### [Charts and diagrams as code]

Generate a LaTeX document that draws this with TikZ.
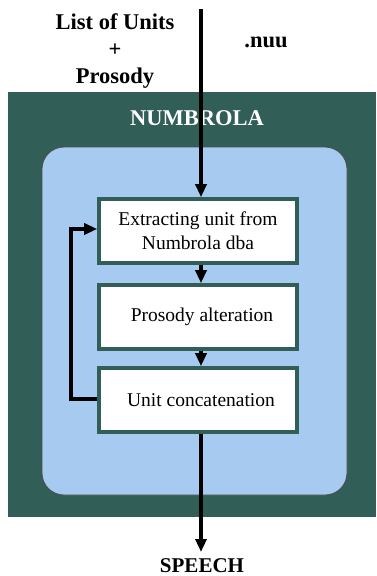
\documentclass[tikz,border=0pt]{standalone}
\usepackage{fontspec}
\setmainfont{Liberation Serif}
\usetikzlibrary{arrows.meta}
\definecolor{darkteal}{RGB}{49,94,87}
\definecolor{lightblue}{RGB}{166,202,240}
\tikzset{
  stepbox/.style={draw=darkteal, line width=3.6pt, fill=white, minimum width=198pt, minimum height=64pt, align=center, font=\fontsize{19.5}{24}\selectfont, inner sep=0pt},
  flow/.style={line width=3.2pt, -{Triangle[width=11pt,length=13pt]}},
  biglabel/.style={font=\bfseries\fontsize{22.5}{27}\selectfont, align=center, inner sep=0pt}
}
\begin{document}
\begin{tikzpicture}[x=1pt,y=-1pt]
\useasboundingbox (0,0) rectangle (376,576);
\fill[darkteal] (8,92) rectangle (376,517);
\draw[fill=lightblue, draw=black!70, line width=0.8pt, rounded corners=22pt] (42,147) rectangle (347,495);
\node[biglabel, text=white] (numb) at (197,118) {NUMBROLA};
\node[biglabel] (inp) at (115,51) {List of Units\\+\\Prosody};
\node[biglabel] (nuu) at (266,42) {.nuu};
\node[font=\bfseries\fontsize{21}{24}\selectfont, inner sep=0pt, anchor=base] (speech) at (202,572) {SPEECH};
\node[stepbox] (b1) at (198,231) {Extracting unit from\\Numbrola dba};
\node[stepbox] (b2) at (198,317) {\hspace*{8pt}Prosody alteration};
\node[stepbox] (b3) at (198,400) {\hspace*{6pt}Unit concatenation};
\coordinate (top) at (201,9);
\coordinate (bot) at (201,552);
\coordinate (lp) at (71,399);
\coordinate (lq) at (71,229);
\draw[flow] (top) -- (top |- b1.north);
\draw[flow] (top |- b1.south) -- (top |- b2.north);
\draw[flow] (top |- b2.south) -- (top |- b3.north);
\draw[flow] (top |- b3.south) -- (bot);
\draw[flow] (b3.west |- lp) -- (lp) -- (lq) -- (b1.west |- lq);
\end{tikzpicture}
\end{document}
--
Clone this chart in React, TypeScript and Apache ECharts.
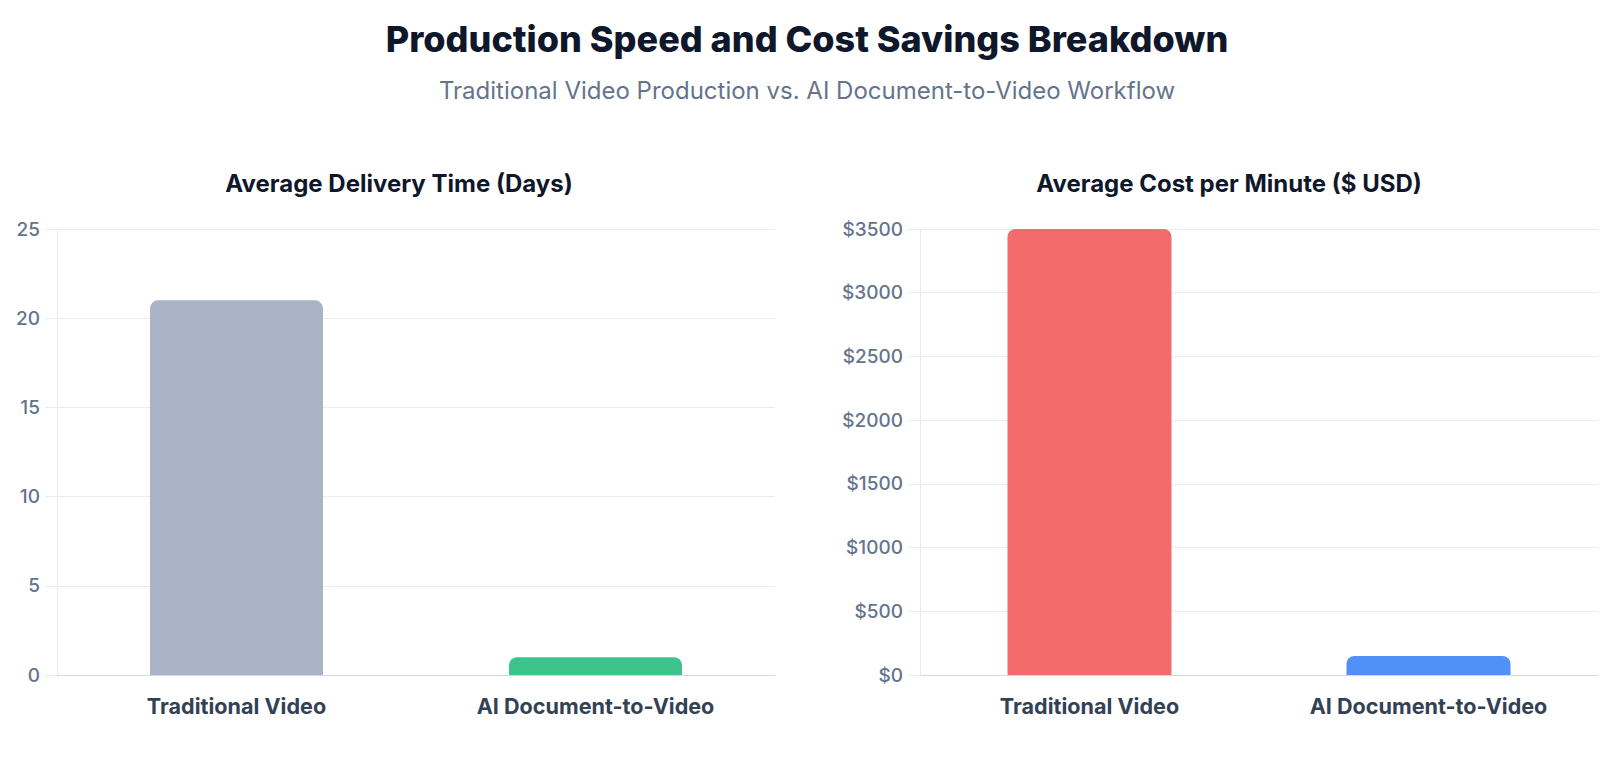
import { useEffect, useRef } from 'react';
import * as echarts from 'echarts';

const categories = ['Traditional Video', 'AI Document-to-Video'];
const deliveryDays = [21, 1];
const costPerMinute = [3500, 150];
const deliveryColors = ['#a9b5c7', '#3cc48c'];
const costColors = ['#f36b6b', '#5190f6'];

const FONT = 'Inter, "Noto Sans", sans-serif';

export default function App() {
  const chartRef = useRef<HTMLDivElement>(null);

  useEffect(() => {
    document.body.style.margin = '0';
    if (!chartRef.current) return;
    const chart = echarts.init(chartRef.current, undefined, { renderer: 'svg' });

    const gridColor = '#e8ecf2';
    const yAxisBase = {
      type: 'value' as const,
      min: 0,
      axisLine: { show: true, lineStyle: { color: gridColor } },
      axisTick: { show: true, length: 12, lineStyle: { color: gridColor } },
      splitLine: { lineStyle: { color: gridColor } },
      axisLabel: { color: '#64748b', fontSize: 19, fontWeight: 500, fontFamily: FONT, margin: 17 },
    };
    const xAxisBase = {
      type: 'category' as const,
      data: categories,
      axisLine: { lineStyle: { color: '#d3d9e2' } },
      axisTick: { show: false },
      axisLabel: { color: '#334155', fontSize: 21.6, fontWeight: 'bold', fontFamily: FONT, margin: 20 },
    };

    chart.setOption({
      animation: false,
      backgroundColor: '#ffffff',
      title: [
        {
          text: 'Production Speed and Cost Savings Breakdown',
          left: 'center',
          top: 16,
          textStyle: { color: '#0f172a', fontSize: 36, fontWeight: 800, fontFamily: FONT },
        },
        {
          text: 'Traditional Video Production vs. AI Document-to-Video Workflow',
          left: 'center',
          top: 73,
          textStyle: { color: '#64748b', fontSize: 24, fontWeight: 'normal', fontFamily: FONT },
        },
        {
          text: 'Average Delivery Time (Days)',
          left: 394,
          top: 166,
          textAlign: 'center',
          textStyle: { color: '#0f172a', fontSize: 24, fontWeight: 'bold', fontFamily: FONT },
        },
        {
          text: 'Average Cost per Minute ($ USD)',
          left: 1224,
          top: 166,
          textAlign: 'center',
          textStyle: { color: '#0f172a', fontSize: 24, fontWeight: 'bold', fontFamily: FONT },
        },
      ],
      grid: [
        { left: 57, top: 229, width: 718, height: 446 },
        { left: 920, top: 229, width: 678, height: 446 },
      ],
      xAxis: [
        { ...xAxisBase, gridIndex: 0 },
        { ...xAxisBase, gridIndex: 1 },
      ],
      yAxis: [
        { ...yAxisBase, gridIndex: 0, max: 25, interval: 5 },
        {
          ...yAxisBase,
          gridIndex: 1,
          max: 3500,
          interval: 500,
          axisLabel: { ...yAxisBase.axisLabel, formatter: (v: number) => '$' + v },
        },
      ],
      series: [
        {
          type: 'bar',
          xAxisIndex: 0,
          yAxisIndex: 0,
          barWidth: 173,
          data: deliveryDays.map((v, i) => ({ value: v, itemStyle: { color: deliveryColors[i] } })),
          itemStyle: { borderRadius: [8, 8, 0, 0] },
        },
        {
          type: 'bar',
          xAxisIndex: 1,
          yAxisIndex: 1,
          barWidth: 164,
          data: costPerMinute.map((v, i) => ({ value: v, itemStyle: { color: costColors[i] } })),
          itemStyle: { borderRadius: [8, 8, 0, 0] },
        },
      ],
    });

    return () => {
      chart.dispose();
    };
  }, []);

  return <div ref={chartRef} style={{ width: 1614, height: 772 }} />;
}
==
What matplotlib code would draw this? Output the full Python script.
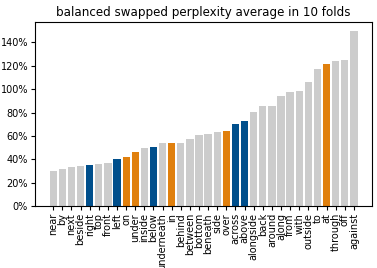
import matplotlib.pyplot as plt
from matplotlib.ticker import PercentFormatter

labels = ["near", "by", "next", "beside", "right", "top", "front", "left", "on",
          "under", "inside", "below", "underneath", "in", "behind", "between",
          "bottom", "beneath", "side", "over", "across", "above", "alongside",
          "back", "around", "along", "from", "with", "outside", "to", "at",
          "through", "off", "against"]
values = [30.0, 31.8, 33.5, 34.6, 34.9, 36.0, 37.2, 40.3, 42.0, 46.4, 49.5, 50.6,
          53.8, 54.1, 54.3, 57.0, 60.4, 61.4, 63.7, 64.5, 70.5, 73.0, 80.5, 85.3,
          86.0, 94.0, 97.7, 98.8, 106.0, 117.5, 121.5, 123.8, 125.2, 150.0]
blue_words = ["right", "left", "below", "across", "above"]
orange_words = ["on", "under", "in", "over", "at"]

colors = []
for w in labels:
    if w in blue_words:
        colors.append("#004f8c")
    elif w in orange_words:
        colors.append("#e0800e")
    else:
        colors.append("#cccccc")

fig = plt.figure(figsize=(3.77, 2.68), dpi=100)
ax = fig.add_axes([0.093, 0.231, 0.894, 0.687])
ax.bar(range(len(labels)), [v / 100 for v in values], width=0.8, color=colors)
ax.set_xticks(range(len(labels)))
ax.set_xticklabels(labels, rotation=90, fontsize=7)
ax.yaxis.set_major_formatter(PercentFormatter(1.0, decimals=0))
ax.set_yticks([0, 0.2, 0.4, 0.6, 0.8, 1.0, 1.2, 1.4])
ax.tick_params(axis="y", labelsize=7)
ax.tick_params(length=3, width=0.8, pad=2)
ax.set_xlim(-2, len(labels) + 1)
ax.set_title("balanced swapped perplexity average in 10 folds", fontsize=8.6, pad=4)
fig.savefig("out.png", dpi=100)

### [OBJECTIVE]
Nothing but the lines from the one with "What matplotlib code" through the one with "from matplotlib.ticker import" is to be copied, exactly and ends included. Leave pictures out.

### [CORRECT ANSWER]
What matplotlib code would draw this? Output the full Python script.
import matplotlib.pyplot as plt
from matplotlib.ticker import PercentFormatter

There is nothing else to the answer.